Rowling back the years
How is the creator of Harry Potter helping to conjure up the ancient Dark Forests of Scotland?
J.K. Rowling has donated £200,000 to a community led bid to acquire 1,100 acres of Scottish Highlands. The community aims to restore the Caledonian Forest once dominant on the land (The Times, December 1 2003).
The land in question was until recently the Glengoulandie deer park, and put on the market in 2001. It was described by a spokeswoman of the Highland Perthshire Communities Land Trust as being 'overgrazed' and 'overbrowsed'. With the land purchased in May 2002, the Trust was able to start developing it as a community resource. This has included removal of the sheep, wild goats and deer introduced on the land. Already golden eagles, osprey and hen harriers have returned there.
The Caledonian forest once covered large areas of Scotland. However, by 1947 forest accounted for only 7% of the land area. The huge reduction would have occurred from about the 15th Century, a trend seen across much of the UK, with increasing demand for land for sheep and cattle. In Scotland, the 18th Century saw timber used for the Royal Navy and in building construction. The forests were characterized by the presence of native species, notably Scots Pine on northern slopes, Birch on southern slopes, with Oak occurring in the 'better' soils. In 1959, 26,800 acres of original forest remained, and today Caledonian forest accounts for only 0.14% of Scottish forest. The intention to restore the Glengoulandie estate will give a significant boost to the amount of forest.
Part of the problem of regenerating the forest is getting the native trees to grow. Introduced species (of Conifer) tend to grow faster than the Scots Pine, thus blocking its light and hindering growth. The method adopted by the Scottish Forestry Commission has been to clear foreign species from around native ones, allowing seed falls to produce saplings that are unimpeded. 'Exotic' saplings need to be removed to avoid those invading the cleared areas. In Glengoulandie, removal of grazing animals formerly eating saplings is encouraging growth of native trees. Current debate within this project is focussing on whether forest regeneration should be 'natural' or if selective tree planting should occur.
One interesting point about this project is that it is community led and driven. The failure of an application for financial assistance to the Scottish Land Trust, mean that the project has had to rely on finance and physical support from within the community. From summer 2002 a volunteer survey has been recording flora and fauna and planning the future woodland management. This includes planning for visitors including issues such as access and car parking. The inflow of tourists to the new forest could benefit the local community, as well as supporting the upkeep and restoration of the forest. Initial input from the community should be sustainable over the long-term.

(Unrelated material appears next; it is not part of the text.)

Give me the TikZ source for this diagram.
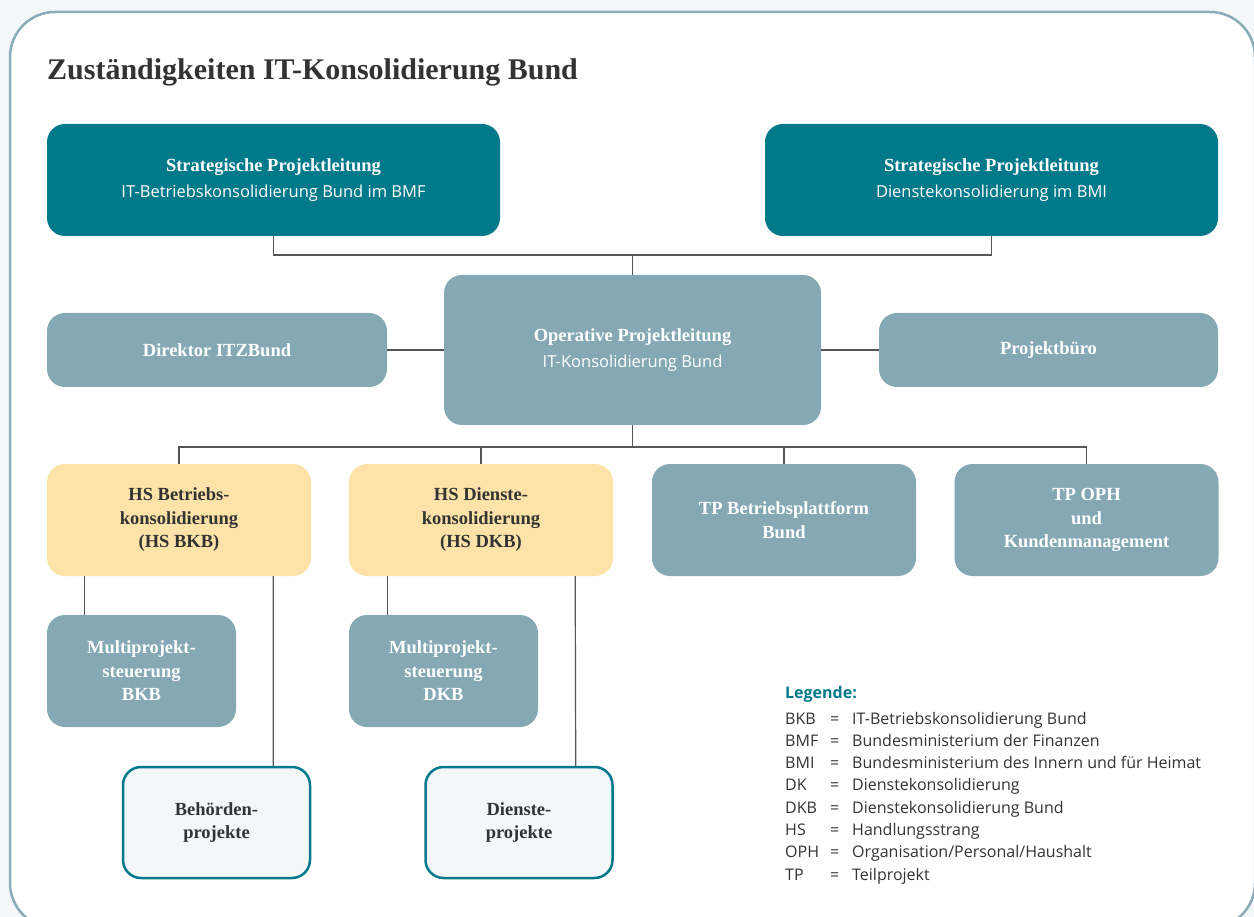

One of the theories of 'sustainable development' on a local scale is the involvement of the communities who live there. This is an ideal example illustrating the challenges involved. However, without the involvement of Ms Rowling - described as "our very own wizard" by a community representative - it is questionable whether or not the land would have been purchased at all. Do all communities have such a person within them to support local projects?